Phillips spoke again to Pearce and Davies but claimed that the incident was not properly dealt with, telling the tribunal: “I was in tears to Huw telling him that I just didn’t feel comfortable in work anymore, but I was given the same response over and over, that he couldn’t wave a magic wand and fix everything.”
She also claimed that at one point, when telling Pearce about the incident, Webb walked past and the director joking asked him “All right buddy? Hear you’ve been choking girls lately”.

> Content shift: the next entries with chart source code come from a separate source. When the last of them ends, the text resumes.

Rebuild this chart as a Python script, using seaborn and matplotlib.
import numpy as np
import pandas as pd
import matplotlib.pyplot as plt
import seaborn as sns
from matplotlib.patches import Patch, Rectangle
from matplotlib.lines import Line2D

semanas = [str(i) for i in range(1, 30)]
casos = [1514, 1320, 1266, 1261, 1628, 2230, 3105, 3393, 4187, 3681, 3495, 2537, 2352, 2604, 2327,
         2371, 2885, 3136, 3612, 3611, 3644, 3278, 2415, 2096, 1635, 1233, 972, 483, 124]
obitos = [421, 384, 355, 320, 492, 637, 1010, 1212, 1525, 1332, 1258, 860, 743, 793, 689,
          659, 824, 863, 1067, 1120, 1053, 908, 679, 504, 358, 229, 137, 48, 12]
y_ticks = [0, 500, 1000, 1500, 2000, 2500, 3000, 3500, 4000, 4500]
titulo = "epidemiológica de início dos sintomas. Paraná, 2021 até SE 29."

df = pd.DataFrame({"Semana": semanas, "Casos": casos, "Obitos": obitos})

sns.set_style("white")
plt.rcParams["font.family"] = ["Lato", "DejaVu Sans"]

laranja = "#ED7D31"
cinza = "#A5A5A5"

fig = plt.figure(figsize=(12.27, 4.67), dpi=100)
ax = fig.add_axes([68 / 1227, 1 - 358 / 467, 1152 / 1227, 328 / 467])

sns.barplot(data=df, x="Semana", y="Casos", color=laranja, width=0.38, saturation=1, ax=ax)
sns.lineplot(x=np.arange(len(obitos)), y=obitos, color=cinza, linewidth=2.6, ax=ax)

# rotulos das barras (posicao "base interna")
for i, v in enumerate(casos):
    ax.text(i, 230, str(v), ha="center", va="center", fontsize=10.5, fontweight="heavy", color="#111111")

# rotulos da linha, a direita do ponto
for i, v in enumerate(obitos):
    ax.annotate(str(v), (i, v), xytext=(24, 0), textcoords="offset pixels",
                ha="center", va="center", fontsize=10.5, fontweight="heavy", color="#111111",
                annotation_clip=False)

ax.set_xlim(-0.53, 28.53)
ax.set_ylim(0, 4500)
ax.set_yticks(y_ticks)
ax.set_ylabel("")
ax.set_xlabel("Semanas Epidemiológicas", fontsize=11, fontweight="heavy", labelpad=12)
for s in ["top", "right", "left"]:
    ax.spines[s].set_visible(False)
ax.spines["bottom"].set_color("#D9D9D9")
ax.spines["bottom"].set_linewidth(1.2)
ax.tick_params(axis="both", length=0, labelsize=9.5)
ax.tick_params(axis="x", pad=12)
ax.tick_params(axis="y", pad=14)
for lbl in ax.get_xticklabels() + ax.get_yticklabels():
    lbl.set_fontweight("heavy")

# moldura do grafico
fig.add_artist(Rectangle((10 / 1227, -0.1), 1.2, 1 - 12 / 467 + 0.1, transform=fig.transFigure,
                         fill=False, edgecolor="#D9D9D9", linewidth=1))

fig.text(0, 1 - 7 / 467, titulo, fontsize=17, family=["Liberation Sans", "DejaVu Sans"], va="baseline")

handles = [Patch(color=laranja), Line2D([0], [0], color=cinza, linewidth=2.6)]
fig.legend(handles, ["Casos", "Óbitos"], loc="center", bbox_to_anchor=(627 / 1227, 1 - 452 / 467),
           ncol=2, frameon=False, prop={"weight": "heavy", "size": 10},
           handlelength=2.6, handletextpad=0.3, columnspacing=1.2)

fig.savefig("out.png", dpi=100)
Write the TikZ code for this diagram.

Davies told the tribunal, through a statement: “At every stage we met with Molly and asked her what she wanted us to do. However, Molly was insistent that she didn’t want us to take any action against Nathan. Everything we did or didn’t do was with Molly’s complete agreement.”
In her written statement, tribunal judge Alison Frazer stated that Phillips, after witnessing other incidents involving Webb, formed the belief that “she had been the victim of insidious violence at the hands of Mr Webb”.
Phillips resigned from the club in May.
Frazer’s judgment found ”there was an inextricable link between the incident at the Christmas party and the workplace, even though it had happened off duty. It was a work’s Christmas party held on site.”
She wrote: “Mr Pearce understood from observation of the CCTV that the Claimant had been strangled.
“Mr Davies, on the other hand, denied that this was the case. Mr Pearce did not watch the video until April or May and Mr Davies only watched it once.”
Frazer concluded that because of Pearce and Davies’s actions, Phillips was justified in resigning and was constructively unfairly dismissed.
Cameo Club, run by the Pontcanna Pub Company, said it had no comment.